Por tanto, incluso admitiendo que la idea
nacional española ha sufrido avatares muy notables y padecimientos –especialmente
durante el siglo XX- con pocos paralelismos en otros lugares de Europa, afirmar
que España es una nación fracasada o que España no ha sido capaz de crear
españoles es ir, quizá, demasiado lejos. Sigue siendo más ajustado decir que
existen sectores de la población –que incluso
pueden ser mayoritarios en sus respectivas regiones, concentrados, de hecho, en
el País Vasco y en Cataluña- que, efectivamente, no reconocen en España más que
un estado. Dicho de otro modo, una cosa es reconocer que los nacionalismos
periféricos existen y ocupan un espacio político significativo –lo cual tendrá
las consecuencias que haya de tener y se puede, desde cierto punto de vista,
interpretar como un fracaso parcial del proceso de nacionalización- y otra bien
diferente decretar la inexistencia de España como nación y su pleno fracaso
histórico.
Mi segunda objeción a la tesis de Riquer tiene
que ver con su carácter antihistórico.
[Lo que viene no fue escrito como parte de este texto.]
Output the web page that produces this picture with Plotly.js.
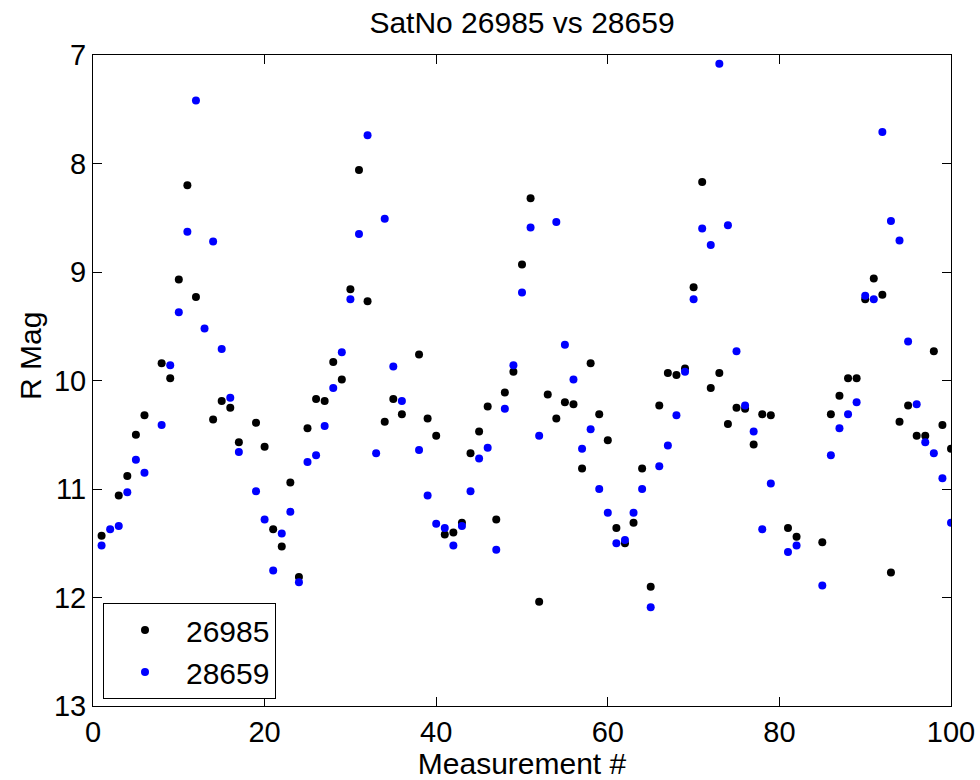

Apoyándose en ilustres pensadores,
incluido Ortega –que hablaba mucho, ya se sabe- Riquer sostiene que no es que
España no sea una nación sino que no ha llegado a serlo, esto es, que no lo ha
sido nunca o que ha sido permanentemente una nación in fieri. Y esto es
muy cuestionable. Si lo que se quiere decir es que el problema catalán y vasco
existen desde hace mucho tiempo, parece necesario concordar, si bien tampoco es
del todo ajustado decir que han estado ahí “siempre” y siempre con la misma
virulencia. La tesis de Riquer, ahora, no solo no suena extraña, sino que no
será difícil, ya digo, que suscite simpatías –en Cataluña y fuera-; es probable
que haya muchos españoles que, enfrentados con la cuestión de si la suya es una
nación, alberguen dudas intelectuales honestas. La misma tesis, en 1980,
hubiera sido probablemente descartada de plano o, por lo menos, hubiera sido
tenida por exótica. Con los apellidos que se quiera, la idea de España como
nación no hubiera sido, en esa época, tenida por problemática en la medida que
lo es hoy.
Y es que, y he ahí base de mi segunda objeción a la tesis de Riquer, es posible que España adoleciera de un endeble proceso de construcción nacional, pero es incuestionable que, como pocos países Europeos, vive un proceso de patente des-nacionalización, al menos en algunas de sus regiones, e incluso puede decirse que en todas, por la vía de la absoluta pasividad. No me atrevo a afirmar que una nacionalidad deba construirse, lo que es cierto es que en España no se construye, al menos por lo que hace a la nación española, sí ciertamente en lo que toca a los nacionalismos periféricos. Por razones que tienen que ver con el proceso de descentralización, pero no solo con este –tienen tanto, o más, que ver con los traumas patrios y, muy especialmente, con el rol de la izquierda en la pedagogía política- España no se halla, en cuanto a su construcción nacional, en su estado más pleno, sino que ha desandado camino. Por la vía, ya digo, del ataque y la falta de defensa.
Es difícil hablar de fracaso en la consecución
de lo que no se busca. La ausencia de una realidad nacional española no es,
como Riquer parece querer sugerir, un hecho histórico patente, del que solo
cabe tomar razón, sino una tesis polémica, interesada y conscientemente
introducida en el debate por los nacionalismos periféricos que, como es obvio,
no se comportan respecto a ella como observadores neutrales. No, no estamos
ante un hecho incontrovertible y admitido por nuestras mejores cabezas, sino
ante una verdadera petición de principio.